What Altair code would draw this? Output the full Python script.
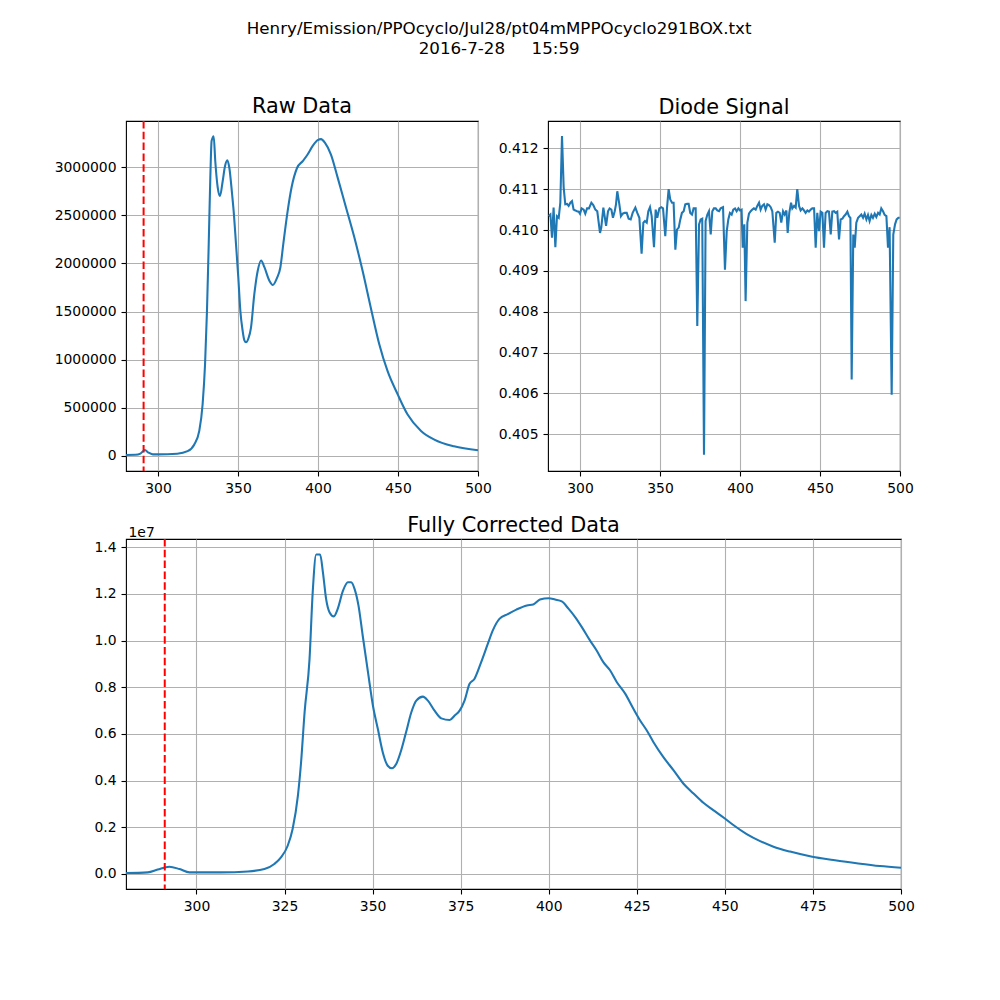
import altair as alt
import pandas as pd

FONT = "DejaVu Sans"
BLUE = "#1f77b4"

# ---------------- data ----------------
raw_nm = [280, 286, 289, 291.8, 294, 296.7, 300, 312, 318.5, 322.7,
          325.8, 327.9, 329.4, 330.6, 331.7, 332.7, 333.5, 334.8, 335.8, 337.3,
          338.75, 340.4, 341.9, 343.3, 344.6, 346.3, 347.3, 348.75, 350.2, 351.5,
          352.9, 354, 355, 356.5, 358.1, 360.2, 362.3, 364.4, 366.5, 369.6,
          371.7, 374.4, 376.5, 378.3, 381, 383.5, 386.9, 390.4, 393.5, 396.7,
          399.8, 401.9, 404.4, 408.1, 412.3, 417.5, 422.7, 427.9, 433, 438.3,
          443.5, 449.8, 456, 464.4, 472.7, 485, 500]
raw_e6 = [0.01, 0.012, 0.025, 0.062, 0.035, 0.017, 0.017, 0.024, 0.05, 0.12,
          0.26, 0.54, 0.95, 1.5, 2.2, 2.89, 3.27, 3.32, 3.06, 2.79,
          2.70, 2.85, 3.01, 3.07, 2.99, 2.72, 2.54, 2.2, 1.85, 1.5,
          1.3, 1.2, 1.18, 1.22, 1.33, 1.68, 1.92, 2.03, 1.96, 1.82,
          1.775, 1.85, 1.96, 2.2, 2.54, 2.79, 2.99, 3.06, 3.13, 3.22,
          3.28, 3.29, 3.25, 3.13, 2.89, 2.58, 2.27, 1.92, 1.54, 1.16,
          0.88, 0.64, 0.43, 0.26, 0.17, 0.10, 0.06]

diode_nm = [280.4, 281.5, 282.5, 283.5, 284.6, 285.6, 286.7, 287.7, 288.75, 289.8,
            290.8, 291.9, 292.9, 294.0, 295.0, 296.0, 297.1, 298.1, 299.2, 300.0,
            301.0, 302.3, 303.3, 304.4, 305.6, 307.1, 308.3, 309.6, 310.8, 312.5,
            313.3, 314.6, 316.3, 317.5, 318.5, 319.6, 320.6, 321.7, 322.5, 323.3,
            324.6, 325.6, 326.7, 327.9, 329.2, 330.4, 331.7, 332.9, 334.6, 335.8,
            337.1, 338.5, 339.6, 340.6, 341.7, 342.7, 343.75, 344.8, 346.25, 347.3,
            348.3, 349.6, 350.8, 351.9, 353.3, 354.4, 355.4, 356.4, 357.5, 358.5,
            359.6, 360.6, 361.7, 362.7, 363.7, 364.8, 365.8, 366.9, 367.9, 368.9,
            370.0, 371.0, 372.3, 373.3, 374.4, 375.4, 376.4, 377.5, 378.5, 379.6,
            380.6, 381.7, 382.7, 383.7, 384.8, 385.8, 386.9, 387.9, 389.4, 390.6,
            391.7, 392.7, 393.7, 394.8, 395.8, 396.9, 397.9, 399.0, 400.0, 401.0,
            401.7, 402.7, 403.5, 404.6, 405.6, 406.7, 407.7, 408.7, 409.8, 410.8,
            411.9, 412.9, 413.9, 415.0, 416.0, 417.1, 418.1, 419.2, 420.2, 421.7,
            422.7, 423.7, 424.8, 425.8, 426.9, 427.9, 429.0, 429.8, 430.8, 431.9,
            432.7, 433.8, 434.8, 435.8, 436.9, 437.9, 439.0, 440.0, 441.0, 442.1,
            443.1, 444.2, 445.2, 446.3, 447.3, 448.3, 449.4, 450.4, 451.5, 452.5,
            453.5, 454.6, 455.6, 456.7, 457.7, 458.8, 459.8, 460.8, 461.9, 462.9,
            464.0, 465.0, 466.0, 467.1, 468.1, 469.0, 469.8, 470.8, 471.7, 472.7,
            473.8, 474.8, 475.8, 476.9, 477.9, 479.0, 480.0, 481.0, 482.1, 483.1,
            484.2, 485.2, 486.3, 487.3, 488.3, 489.4, 490.4, 491.5, 492.5, 493.5,
            494.8, 495.8, 496.9, 497.9, 499.0, 499.8]
diode_val = [0.41034, 0.41038, 0.40981, 0.41055, 0.40958, 0.41034, 0.41030, 0.41067, 0.41230, 0.41104,
             0.41063, 0.41064, 0.41059, 0.41067, 0.41071, 0.41050, 0.41048, 0.41046, 0.41045, 0.41040,
             0.41053, 0.41050, 0.41040, 0.41053, 0.41053, 0.41067, 0.41061, 0.41050, 0.41046, 0.40993,
             0.41006, 0.41055, 0.41010, 0.41046, 0.41053, 0.41050, 0.41030, 0.41046, 0.41063, 0.41095,
             0.41063, 0.41034, 0.41040, 0.41042, 0.41042, 0.41028, 0.41026, 0.41042, 0.41055, 0.41042,
             0.41030, 0.40942, 0.41018, 0.41022, 0.41018, 0.41046, 0.41056, 0.41034, 0.40958, 0.41050,
             0.41030, 0.41053, 0.41056, 0.41053, 0.40985, 0.41055, 0.41100, 0.41075, 0.41067, 0.41067,
             0.40952, 0.41001, 0.41006, 0.41026, 0.41042, 0.41046, 0.41063, 0.41064, 0.41064, 0.41042,
             0.41038, 0.41053, 0.41053, 0.40765, 0.41014, 0.41026, 0.41028, 0.40450, 0.41022, 0.41038,
             0.41046, 0.40989, 0.41046, 0.41053, 0.41053, 0.41048, 0.41046, 0.41053, 0.41056, 0.40903,
             0.40997, 0.41026, 0.41042, 0.41038, 0.41050, 0.41053, 0.41046, 0.41053, 0.41048, 0.41050,
             0.40957, 0.41014, 0.40826, 0.41018, 0.41040, 0.41046, 0.41050, 0.41053, 0.41050, 0.41059,
             0.41067, 0.41050, 0.41059, 0.41063, 0.41050, 0.41063, 0.41061, 0.41056, 0.41046, 0.40969,
             0.41042, 0.41045, 0.41042, 0.41018, 0.41046, 0.41038, 0.41048, 0.40993, 0.41042, 0.41067,
             0.41053, 0.41059, 0.41055, 0.41100, 0.41059, 0.41048, 0.41053, 0.41048, 0.41042, 0.41048,
             0.41045, 0.41050, 0.41053, 0.41053, 0.40957, 0.41042, 0.40997, 0.41045, 0.41042, 0.40957,
             0.41042, 0.41046, 0.41045, 0.40989, 0.41045, 0.41046, 0.41042, 0.41045, 0.40977, 0.41026,
             0.41028, 0.41034, 0.41038, 0.41045, 0.41034, 0.41030, 0.40634, 0.40989, 0.40957, 0.41018,
             0.41030, 0.41034, 0.41038, 0.41030, 0.41040, 0.41026, 0.41037, 0.41022, 0.41037, 0.41030,
             0.41040, 0.41032, 0.41042, 0.41038, 0.41053, 0.41046, 0.41037, 0.41034, 0.40957, 0.41007,
             0.40597, 0.40989, 0.41014, 0.41026, 0.41030, 0.41030]

corr_nm = [280, 286.2, 289, 292.3, 295.2, 298, 307, 314.6, 319.3, 322.1,
           324, 325.9, 327.3, 328.8, 329.7, 330.7, 332.1, 333, 334, 335.1,
           335.9, 336.8, 337.8, 339, 340.1, 341.6, 343, 343.9, 344.9, 346,
           347.2, 348.7, 350.1, 351.5, 352.9, 354.3, 355.5, 356.7, 358.1, 359.5,
           361, 362.4, 364.3, 365.7, 367.6, 369.5, 371.9, 373.3, 374.7, 376.1,
           377.5, 378.9, 380.8, 382.7, 384.1, 386, 388.4, 390.8, 393.8, 395.6,
           397.5, 400, 401.8, 403.7, 405.6, 407.5, 409.4, 411.7, 413.6, 415.5,
           417.4, 419.3, 421.7, 424, 425.9, 427.8, 429.7, 432.5, 435.4, 438.2,
           441.1, 443.9, 446.7, 450, 452.4, 456.2, 460, 463.8, 468.5, 474.8,
           480.8, 487.4, 494, 500]
corr_e7 = [0.004, 0.007, 0.019, 0.031, 0.021, 0.007, 0.007, 0.011, 0.021, 0.043,
           0.071, 0.121, 0.193, 0.336, 0.479, 0.693, 0.921, 1.207, 1.369, 1.369,
           1.293, 1.179, 1.121, 1.104, 1.136, 1.214, 1.25, 1.25, 1.221, 1.15,
           1.021, 0.864, 0.721, 0.621, 0.521, 0.464, 0.453, 0.471, 0.529, 0.607,
           0.693, 0.743, 0.76, 0.743, 0.70, 0.667, 0.66, 0.679, 0.70, 0.743,
           0.814, 0.836, 0.907, 0.986, 1.043, 1.093, 1.114, 1.133, 1.151, 1.155,
           1.176, 1.182, 1.176, 1.168, 1.137, 1.101, 1.058, 1.001, 0.958, 0.908,
           0.873, 0.823, 0.773, 0.709, 0.659, 0.616, 0.566, 0.502, 0.445, 0.388,
           0.345, 0.305, 0.274, 0.238, 0.21, 0.171, 0.141, 0.117, 0.096, 0.074,
           0.06, 0.046, 0.034, 0.027]

excitation_nm = [291]

top_xticks = [300, 350, 400, 450, 500]
bottom_xticks = [300, 325, 350, 375, 400, 425, 450, 475, 500]
raw_yticks = [0, 500000, 1000000, 1500000, 2000000, 2500000, 3000000]
diode_yticks = [0.405, 0.406, 0.407, 0.408, 0.409, 0.410, 0.411, 0.412]
corr_yticks = [0, 2e6, 4e6, 6e6, 8e6, 1e7, 1.2e7, 1.4e7]

suptitle = ["Henry/Emission/PPOcyclo/Jul28/pt04mMPPOcyclo291BOX.txt",
            "2016-7-28\u00a0\u00a0\u00a0\u00a0\u00a015:59"]

# ---------------- tables ----------------
raw_df = pd.DataFrame({"nm": raw_nm, "v": [v * 1e6 for v in raw_e6]})
diode_df = pd.DataFrame({"nm": diode_nm, "v": diode_val})
corr_df = pd.DataFrame({"nm": corr_nm, "v": [v * 1e7 for v in corr_e7]})
rule_df = pd.DataFrame({"nm": excitation_nm})

XSCALE = alt.Scale(domain=[280, 500], nice=False, zero=False)
LINE_W = 2.08
TITLE_KW = dict(fontSize=20.8, fontWeight="normal", font=FONT, color="black",
                baseline="bottom", offset=9)


def xenc(ticks):
    return alt.X("nm:Q", scale=XSCALE,
                 axis=alt.Axis(values=ticks, title=None, format="d",
                               minExtent=25, maxExtent=25))


def rule():
    return alt.Chart(rule_df).mark_rule(
        color="red", strokeWidth=2.0, strokeDash=[7.5, 3.3]
    ).encode(x=alt.X("nm:Q", scale=XSCALE))


raw_line = alt.Chart(raw_df).mark_line(
    color=BLUE, strokeWidth=LINE_W, interpolate="monotone", clip=True
).encode(
    x=xenc(top_xticks),
    y=alt.Y("v:Q",
            scale=alt.Scale(domain=[-156000, 3478000], nice=False, zero=False),
            axis=alt.Axis(values=raw_yticks, title=None, format="d",
                          minExtent=72, maxExtent=72)),
)
raw = alt.layer(raw_line, rule()).properties(
    width=352, height=350, title=alt.Title("Raw Data", dy=27, **TITLE_KW))

diode = alt.Chart(diode_df).mark_line(
    color=BLUE, strokeWidth=LINE_W, clip=True
).encode(
    x=xenc(top_xticks),
    y=alt.Y("v:Q",
            scale=alt.Scale(domain=[0.40410, 0.41267], nice=False, zero=False),
            axis=alt.Axis(values=diode_yticks, title=None, format=".3f",
                          minExtent=50, maxExtent=50)),
).properties(width=352, height=350,
             title=alt.Title("Diode Signal", dy=27, **TITLE_KW))

corr_line = alt.Chart(corr_df).mark_line(
    color=BLUE, strokeWidth=LINE_W, interpolate="monotone", clip=True
).encode(
    x=xenc(bottom_xticks),
    y=alt.Y("v:Q",
            scale=alt.Scale(domain=[-643000, 14356000], nice=False, zero=False),
            axis=alt.Axis(values=corr_yticks, title="1e7",
                          labelExpr="format(datum.value / 1e7, '.1f')",
                          minExtent=72, maxExtent=72,
                          titleAngle=0, titleAlign="left",
                          titleBaseline="alphabetic", titleX=2, titleY=-3,
                          titleFontSize=13.9, titleFontWeight="normal",
                          titleFont=FONT, titleColor="black")),
)
corr = alt.layer(corr_line, rule()).properties(
    width=775, height=350,
    title=alt.Title("Fully Corrected Data", dy=41, **TITLE_KW))

top = alt.hconcat(raw, diode, spacing=5)

chart = alt.vconcat(top, corr, spacing=17).properties(
    title=alt.Title(suptitle, fontSize=16.7, fontWeight="normal", font=FONT,
                    color="black", lineHeight=19.5, offset=21, anchor="middle",
                    baseline="bottom", dx=15),
    padding={"left": 45, "top": 13, "right": 10, "bottom": 10},
).configure_view(
    stroke="black", strokeWidth=1.1
).configure_axis(
    labelFont=FONT, labelFontSize=13.9, labelColor="black",
    tickColor="black", tickSize=5, tickWidth=1.1, labelPadding=5,
    gridColor="#b0b0b0", gridWidth=1.1, domain=False,
    labelFlush=False, labelOverlap=False,
)

chart.save("out.html", embed_options={"renderer": "svg", "actions": False})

[What you will do]: Return only the lines running from the top of the data to the line that holds "0.88, 0.64, 0.43, 0.26, 0.17, 0.10, 0.06]". Include both of those lines, but skip the pictures.

[Result of this exercise]:
What Altair code would draw this? Output the full Python script.
import altair as alt
import pandas as pd

FONT = "DejaVu Sans"
BLUE = "#1f77b4"

# ---------------- data ----------------
raw_nm = [280, 286, 289, 291.8, 294, 296.7, 300, 312, 318.5, 322.7,
          325.8, 327.9, 329.4, 330.6, 331.7, 332.7, 333.5, 334.8, 335.8, 337.3,
          338.75, 340.4, 341.9, 343.3, 344.6, 346.3, 347.3, 348.75, 350.2, 351.5,
          352.9, 354, 355, 356.5, 358.1, 360.2, 362.3, 364.4, 366.5, 369.6,
          371.7, 374.4, 376.5, 378.3, 381, 383.5, 386.9, 390.4, 393.5, 396.7,
          399.8, 401.9, 404.4, 408.1, 412.3, 417.5, 422.7, 427.9, 433, 438.3,
          443.5, 449.8, 456, 464.4, 472.7, 485, 500]
raw_e6 = [0.01, 0.012, 0.025, 0.062, 0.035, 0.017, 0.017, 0.024, 0.05, 0.12,
          0.26, 0.54, 0.95, 1.5, 2.2, 2.89, 3.27, 3.32, 3.06, 2.79,
          2.70, 2.85, 3.01, 3.07, 2.99, 2.72, 2.54, 2.2, 1.85, 1.5,
          1.3, 1.2, 1.18, 1.22, 1.33, 1.68, 1.92, 2.03, 1.96, 1.82,
          1.775, 1.85, 1.96, 2.2, 2.54, 2.79, 2.99, 3.06, 3.13, 3.22,
          3.28, 3.29, 3.25, 3.13, 2.89, 2.58, 2.27, 1.92, 1.54, 1.16,
          0.88, 0.64, 0.43, 0.26, 0.17, 0.10, 0.06]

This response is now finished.